Supplied information -
>>>>

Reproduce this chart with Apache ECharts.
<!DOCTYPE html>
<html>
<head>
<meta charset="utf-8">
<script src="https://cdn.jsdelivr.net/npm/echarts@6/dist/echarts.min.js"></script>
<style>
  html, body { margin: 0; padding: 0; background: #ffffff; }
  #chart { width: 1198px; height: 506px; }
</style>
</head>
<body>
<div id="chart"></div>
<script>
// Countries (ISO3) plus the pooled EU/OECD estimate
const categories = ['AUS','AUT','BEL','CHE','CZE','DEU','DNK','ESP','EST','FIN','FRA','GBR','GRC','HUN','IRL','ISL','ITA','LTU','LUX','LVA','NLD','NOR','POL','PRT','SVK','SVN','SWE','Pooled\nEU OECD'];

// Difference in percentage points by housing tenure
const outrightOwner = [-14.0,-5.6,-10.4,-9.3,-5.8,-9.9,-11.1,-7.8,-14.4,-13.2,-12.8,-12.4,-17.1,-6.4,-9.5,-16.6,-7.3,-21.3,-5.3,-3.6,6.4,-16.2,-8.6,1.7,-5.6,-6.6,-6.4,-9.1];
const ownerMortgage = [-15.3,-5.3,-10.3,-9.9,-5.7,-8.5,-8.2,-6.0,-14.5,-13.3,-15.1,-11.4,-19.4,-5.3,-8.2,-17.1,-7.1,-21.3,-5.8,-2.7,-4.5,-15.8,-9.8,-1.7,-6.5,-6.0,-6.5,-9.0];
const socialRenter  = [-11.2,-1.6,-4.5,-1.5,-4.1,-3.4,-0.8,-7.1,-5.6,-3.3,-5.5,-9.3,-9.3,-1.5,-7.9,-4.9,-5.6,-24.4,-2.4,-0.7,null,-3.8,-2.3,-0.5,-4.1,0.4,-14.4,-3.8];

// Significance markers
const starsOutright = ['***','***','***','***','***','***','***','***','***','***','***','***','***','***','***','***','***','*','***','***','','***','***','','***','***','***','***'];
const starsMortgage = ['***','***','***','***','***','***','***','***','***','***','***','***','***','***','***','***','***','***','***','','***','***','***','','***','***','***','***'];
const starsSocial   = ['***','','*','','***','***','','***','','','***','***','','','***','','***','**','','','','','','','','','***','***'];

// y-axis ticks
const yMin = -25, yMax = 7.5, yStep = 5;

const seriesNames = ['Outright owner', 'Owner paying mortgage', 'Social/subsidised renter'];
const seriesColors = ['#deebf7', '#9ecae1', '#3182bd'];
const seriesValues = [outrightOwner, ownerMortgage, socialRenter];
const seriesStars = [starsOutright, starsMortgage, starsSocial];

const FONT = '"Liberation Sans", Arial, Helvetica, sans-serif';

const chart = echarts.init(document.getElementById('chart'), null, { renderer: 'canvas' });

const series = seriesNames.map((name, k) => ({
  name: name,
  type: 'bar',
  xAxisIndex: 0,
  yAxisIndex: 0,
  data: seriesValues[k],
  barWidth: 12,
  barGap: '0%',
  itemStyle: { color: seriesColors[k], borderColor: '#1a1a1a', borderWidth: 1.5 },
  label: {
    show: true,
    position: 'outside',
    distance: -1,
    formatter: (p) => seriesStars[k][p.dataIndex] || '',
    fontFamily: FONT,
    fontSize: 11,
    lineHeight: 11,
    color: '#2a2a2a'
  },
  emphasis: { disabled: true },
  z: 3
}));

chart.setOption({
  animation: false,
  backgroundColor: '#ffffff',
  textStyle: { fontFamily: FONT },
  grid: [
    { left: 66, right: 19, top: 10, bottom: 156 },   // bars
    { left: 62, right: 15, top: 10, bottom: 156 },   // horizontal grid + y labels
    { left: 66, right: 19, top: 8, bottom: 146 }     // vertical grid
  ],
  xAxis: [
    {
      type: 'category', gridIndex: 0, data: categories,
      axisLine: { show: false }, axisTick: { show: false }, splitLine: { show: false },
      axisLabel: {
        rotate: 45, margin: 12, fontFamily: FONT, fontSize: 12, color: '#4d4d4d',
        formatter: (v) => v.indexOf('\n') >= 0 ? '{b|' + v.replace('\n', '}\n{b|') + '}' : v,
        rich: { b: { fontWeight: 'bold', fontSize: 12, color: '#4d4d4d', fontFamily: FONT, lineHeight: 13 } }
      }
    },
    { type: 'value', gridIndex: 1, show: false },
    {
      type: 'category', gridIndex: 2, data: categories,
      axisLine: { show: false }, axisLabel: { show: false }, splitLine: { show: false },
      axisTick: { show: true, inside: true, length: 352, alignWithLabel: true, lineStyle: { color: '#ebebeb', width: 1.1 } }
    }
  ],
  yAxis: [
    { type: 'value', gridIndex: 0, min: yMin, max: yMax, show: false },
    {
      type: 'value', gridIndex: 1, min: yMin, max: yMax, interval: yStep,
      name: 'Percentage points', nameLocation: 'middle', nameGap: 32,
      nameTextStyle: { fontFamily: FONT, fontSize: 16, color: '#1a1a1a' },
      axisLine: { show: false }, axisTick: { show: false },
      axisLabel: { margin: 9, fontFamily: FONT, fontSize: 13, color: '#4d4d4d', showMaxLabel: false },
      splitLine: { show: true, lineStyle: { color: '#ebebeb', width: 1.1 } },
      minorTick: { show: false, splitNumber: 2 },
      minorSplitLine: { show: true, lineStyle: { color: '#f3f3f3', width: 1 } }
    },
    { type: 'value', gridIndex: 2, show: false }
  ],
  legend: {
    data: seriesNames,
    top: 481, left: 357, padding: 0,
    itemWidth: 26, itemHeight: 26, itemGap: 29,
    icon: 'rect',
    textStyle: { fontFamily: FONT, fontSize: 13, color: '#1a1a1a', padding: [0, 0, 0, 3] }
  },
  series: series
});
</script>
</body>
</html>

<<<<

What you have to do - Your task is to transcribe the material exactly.

Solution below -
Reproduce this chart with Apache ECharts.
<!DOCTYPE html>
<html>
<head>
<meta charset="utf-8">
<script src="https://cdn.jsdelivr.net/npm/echarts@6/dist/echarts.min.js"></script>
<style>
  html, body { margin: 0; padding: 0; background: #ffffff; }
  #chart { width: 1198px; height: 506px; }
</style>
</head>
<body>
<div id="chart"></div>
<script>
// Countries (ISO3) plus the pooled EU/OECD estimate
const categories = ['AUS','AUT','BEL','CHE','CZE','DEU','DNK','ESP','EST','FIN','FRA','GBR','GRC','HUN','IRL','ISL','ITA','LTU','LUX','LVA','NLD','NOR','POL','PRT','SVK','SVN','SWE','Pooled\nEU OECD'];

// Difference in percentage points by housing tenure
const outrightOwner = [-14.0,-5.6,-10.4,-9.3,-5.8,-9.9,-11.1,-7.8,-14.4,-13.2,-12.8,-12.4,-17.1,-6.4,-9.5,-16.6,-7.3,-21.3,-5.3,-3.6,6.4,-16.2,-8.6,1.7,-5.6,-6.6,-6.4,-9.1];
const ownerMortgage = [-15.3,-5.3,-10.3,-9.9,-5.7,-8.5,-8.2,-6.0,-14.5,-13.3,-15.1,-11.4,-19.4,-5.3,-8.2,-17.1,-7.1,-21.3,-5.8,-2.7,-4.5,-15.8,-9.8,-1.7,-6.5,-6.0,-6.5,-9.0];
const socialRenter  = [-11.2,-1.6,-4.5,-1.5,-4.1,-3.4,-0.8,-7.1,-5.6,-3.3,-5.5,-9.3,-9.3,-1.5,-7.9,-4.9,-5.6,-24.4,-2.4,-0.7,null,-3.8,-2.3,-0.5,-4.1,0.4,-14.4,-3.8];

// Significance markers
const starsOutright = ['***','***','***','***','***','***','***','***','***','***','***','***','***','***','***','***','***','*','***','***','','***','***','','***','***','***','***'];
const starsMortgage = ['***','***','***','***','***','***','***','***','***','***','***','***','***','***','***','***','***','***','***','','***','***','***','','***','***','***','***'];
const starsSocial   = ['***','','*','','***','***','','***','','','***','***','','','***','','***','**','','','','','','','','','***','***'];

// y-axis ticks
const yMin = -25, yMax = 7.5, yStep = 5;

const seriesNames = ['Outright owner', 'Owner paying mortgage', 'Social/subsidised renter'];
const seriesColors = ['#deebf7', '#9ecae1', '#3182bd'];
const seriesValues = [outrightOwner, ownerMortgage, socialRenter];
const seriesStars = [starsOutright, starsMortgage, starsSocial];

const FONT = '"Liberation Sans", Arial, Helvetica, sans-serif';

const chart = echarts.init(document.getElementById('chart'), null, { renderer: 'canvas' });

const series = seriesNames.map((name, k) => ({
  name: name,
  type: 'bar',
  xAxisIndex: 0,
  yAxisIndex: 0,
  data: seriesValues[k],
  barWidth: 12,
  barGap: '0%',
  itemStyle: { color: seriesColors[k], borderColor: '#1a1a1a', borderWidth: 1.5 },
  label: {
    show: true,
    position: 'outside',
    distance: -1,
    formatter: (p) => seriesStars[k][p.dataIndex] || '',
    fontFamily: FONT,
    fontSize: 11,
    lineHeight: 11,
    color: '#2a2a2a'
  },
  emphasis: { disabled: true },
  z: 3
}));

chart.setOption({
  animation: false,
  backgroundColor: '#ffffff',
  textStyle: { fontFamily: FONT },
  grid: [
    { left: 66, right: 19, top: 10, bottom: 156 },   // bars
    { left: 62, right: 15, top: 10, bottom: 156 },   // horizontal grid + y labels
    { left: 66, right: 19, top: 8, bottom: 146 }     // vertical grid
  ],
  xAxis: [
    {
      type: 'category', gridIndex: 0, data: categories,
      axisLine: { show: false }, axisTick: { show: false }, splitLine: { show: false },
      axisLabel: {
        rotate: 45, margin: 12, fontFamily: FONT, fontSize: 12, color: '#4d4d4d',
        formatter: (v) => v.indexOf('\n') >= 0 ? '{b|' + v.replace('\n', '}\n{b|') + '}' : v,
        rich: { b: { fontWeight: 'bold', fontSize: 12, color: '#4d4d4d', fontFamily: FONT, lineHeight: 13 } }
      }
    },
    { type: 'value', gridIndex: 1, show: false },
    {
      type: 'category', gridIndex: 2, data: categories,
      axisLine: { show: false }, axisLabel: { show: false }, splitLine: { show: false },
      axisTick: { show: true, inside: true, length: 352, alignWithLabel: true, lineStyle: { color: '#ebebeb', width: 1.1 } }
    }
  ],
  yAxis: [
    { type: 'value', gridIndex: 0, min: yMin, max: yMax, show: false },
    {
      type: 'value', gridIndex: 1, min: yMin, max: yMax, interval: yStep,
      name: 'Percentage points', nameLocation: 'middle', nameGap: 32,
      nameTextStyle: { fontFamily: FONT, fontSize: 16, color: '#1a1a1a' },
      axisLine: { show: false }, axisTick: { show: false },
      axisLabel: { margin: 9, fontFamily: FONT, fontSize: 13, color: '#4d4d4d', showMaxLabel: false },
      splitLine: { show: true, lineStyle: { color: '#ebebeb', width: 1.1 } },
      minorTick: { show: false, splitNumber: 2 },
      minorSplitLine: { show: true, lineStyle: { color: '#f3f3f3', width: 1 } }
    },
    { type: 'value', gridIndex: 2, show: false }
  ],
  legend: {
    data: seriesNames,
    top: 481, left: 357, padding: 0,
    itemWidth: 26, itemHeight: 26, itemGap: 29,
    icon: 'rect',
    textStyle: { fontFamily: FONT, fontSize: 13, color: '#1a1a1a', padding: [0, 0, 0, 3] }
  },
  series: series
});
</script>
</body>
</html>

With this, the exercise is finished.